I don’t know Gabe Sapolsky personally. I have never met him, and know very little about him. I try not to pass judgement based on others opinions of him or the companies he is associated with. But I do hope that beyond the narrow scope of his posting, he is also having dinner with women who are looking to take on a larger role in this industry. What someone writes in a blogpost like the one you’re reading now, or the one Sapolsky posted yesterday, is only a tiny pinprick into the larger scope of a person’s true perspective. I reserve the right to believe that someone like Sapolsky, with his ambition, his experience, and his love of wrestling, wants to exist in a world where the playing field IS level, where there truly IS no glass ceiling. But to suggest such a time is now upon us discredits the necessity of further hard work and dedication from all of the up-and-coming individuals, especially the women, in the business.

Wrestling has been, to date, the business of good old boys. It is probable that, with every inch of success the movement for equality gains, there are those on inside who hope it will be the last they must give to satisfy us.

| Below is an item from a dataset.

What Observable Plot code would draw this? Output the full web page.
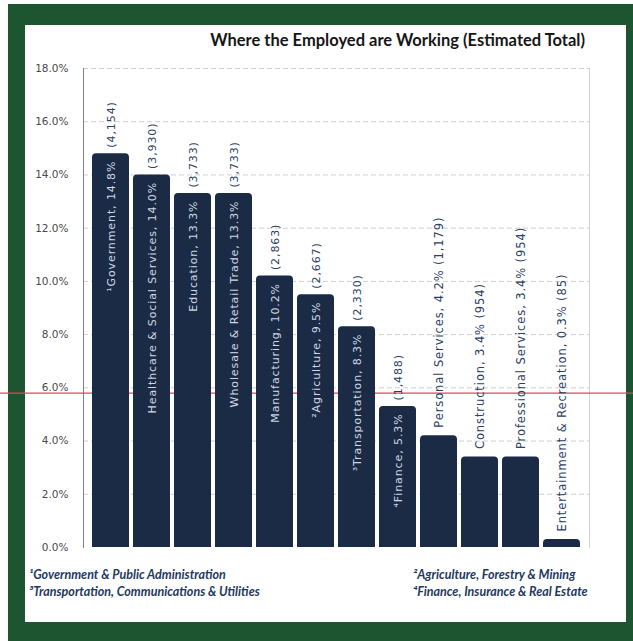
<!DOCTYPE html>
<html>
<head>
<meta charset="utf-8">
<script src="https://cdn.jsdelivr.net/npm/d3@7"></script>
<script src="https://cdn.jsdelivr.net/npm/@observablehq/plot@0.6"></script>
<style>
  html, body { margin: 0; padding: 0; background: #ffffff; }
  #frame {
    position: absolute; left: 8px; top: 4px;
    width: 601px; height: 597px;
    border-style: solid; border-color: #1c5530;
    border-width: 21px 7px 19px 17px;
    background: #ffffff;
  }
  #title {
    height: 30px; line-height: 30px; text-align: right; padding-right: 41px;
    font-family: Lato, "Open Sans", sans-serif; font-weight: 700; font-size: 16.5px; color: #161616;
  }
  #chart svg { display: block; overflow: visible; }
  #notes { position: relative; height: 60px; padding-top: 17px;
    font-family: Lato, "Open Sans", sans-serif; font-style: italic; font-weight: 700;
    font-size: 12.5px; line-height: 17px; color: #23395f; }
  #notes .col { position: absolute; top: 16px; white-space: nowrap; }
</style>
</head>
<body>
<div id="frame">
  <div id="title"></div>
  <div id="chart"></div>
  <div id="notes"><div class="col" id="noteL"></div><div class="col" id="noteR"></div></div>
</div>
<script>
const titleText = "Where the Employed are Working (Estimated Total)";
const categories = ["Government", "Healthcare & Social Services", "Education", "Wholesale & Retail Trade",
  "Manufacturing", "Agriculture", "Transportation", "Finance", "Personal Services", "Construction",
  "Professional Services", "Entertainment & Recreation"];
const noteMarks = ["¹", "", "", "", "", "²", "³", "⁴", "", "", "", ""];
const shares = [14.8, 14.0, 13.3, 13.3, 10.2, 9.5, 8.3, 5.3, 4.2, 3.4, 3.4, 0.3];
const counts = ["4,154", "3,930", "3,733", "3,733", "2,863", "2,667", "2,330", "1,488", "1,179", "954", "954", "85"];
const yTicks = [0, 2, 4, 6, 8, 10, 12, 14, 16, 18];
const markerLine = [5.8];
const notesLeft = ["¹Government & Public Administration", "³Transportation, Communications & Utilities"];
const notesRight = ["²Agriculture, Forestry & Mining", "⁴Finance, Insurance & Real Estate"];

document.getElementById("title").textContent = titleText;
const nl = document.getElementById("noteL"), nr = document.getElementById("noteR");
nl.style.left = "4px"; nr.style.left = "388px";
notesLeft.forEach(t => { const d = document.createElement("div"); d.textContent = t; nl.appendChild(d); });
notesRight.forEach(t => { const d = document.createElement("div"); d.textContent = t; nr.appendChild(d); });

const data = categories.map((c, i) => ({cat: c, mark: noteMarks[i], share: shares[i], count: counts[i]}));
const inside = data.filter(d => d.share >= 5);
const outside = data.filter(d => d.share < 5);
const pct = d => d.toFixed(1) + "%";
const navy = "#1b2b45";
const labelBlue = "#2b3f66";

const chart = Plot.plot({
  width: 601, height: 495,
  marginTop: 13, marginBottom: 3, marginLeft: 58, marginRight: 37,
  style: {fontFamily: "DejaVu Sans", background: "transparent", overflow: "visible"},
  x: {domain: categories, padding: 0.1, axis: null},
  y: {domain: [0, 18], axis: null},
  marks: [
    Plot.gridY(yTicks.filter(t => t > 0), {stroke: "#a8a8a8", strokeOpacity: 0.55, strokeDasharray: "5,3"}),
    Plot.frame({anchor: "left", stroke: "#808080"}),
    Plot.frame({anchor: "right", stroke: "#d2d2d2"}),
    Plot.axisY(yTicks, {label: null, tickSize: 0, tickPadding: 15, fontSize: 10.5, fill: "#4a4a4a", tickFormat: pct}),
    Plot.ruleY(markerLine, {stroke: "#e0455e", strokeWidth: 1.3, insetLeft: -83, insetRight: -44}),
    Plot.barY(data, {x: "cat", y: "share", fill: navy, rx: 4}),
    Plot.barY(data, {x: "cat", y: d => d.share / 2, fill: navy}),
    Plot.text(inside, {x: "cat", y: "share", rotate: -90, textAnchor: "end", dy: 7,
      text: d => d.mark + d.cat + ", " + pct(d.share), fill: "#d0d8e4", fontSize: 11}),
    Plot.text(inside, {x: "cat", y: "share", rotate: -90, textAnchor: "start", dy: -6,
      text: d => "(" + d.count + ")", fill: labelBlue, fontSize: 11}),
    Plot.text(outside, {x: "cat", y: "share", rotate: -90, textAnchor: "start", dy: -8,
      text: d => d.cat + ", " + pct(d.share) + " (" + d.count + ")", fill: labelBlue, fontSize: 11.5})
  ]
});
chart.querySelectorAll("text").forEach(t => {
  if (t.getAttribute("transform") && t.getAttribute("transform").includes("rotate")) t.style.letterSpacing = "0.9px";
});
document.getElementById("chart").appendChild(chart);
</script>
</body>
</html>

But there is always further to go. Those men who are truly advocating for equality will offer up the knowledge they have gained from their own experiences, and help to elevate women not just as wrestlers or managers, but as referees, trainers, promoters, and leaders in this industry.

Two days ago I saw two women wrestle inside the Hell in a Cell structure as the final match of a WWE pay-per-view card. That is how far we have come; that is where our fight for equality has taken us today. Where will we go tomorrow?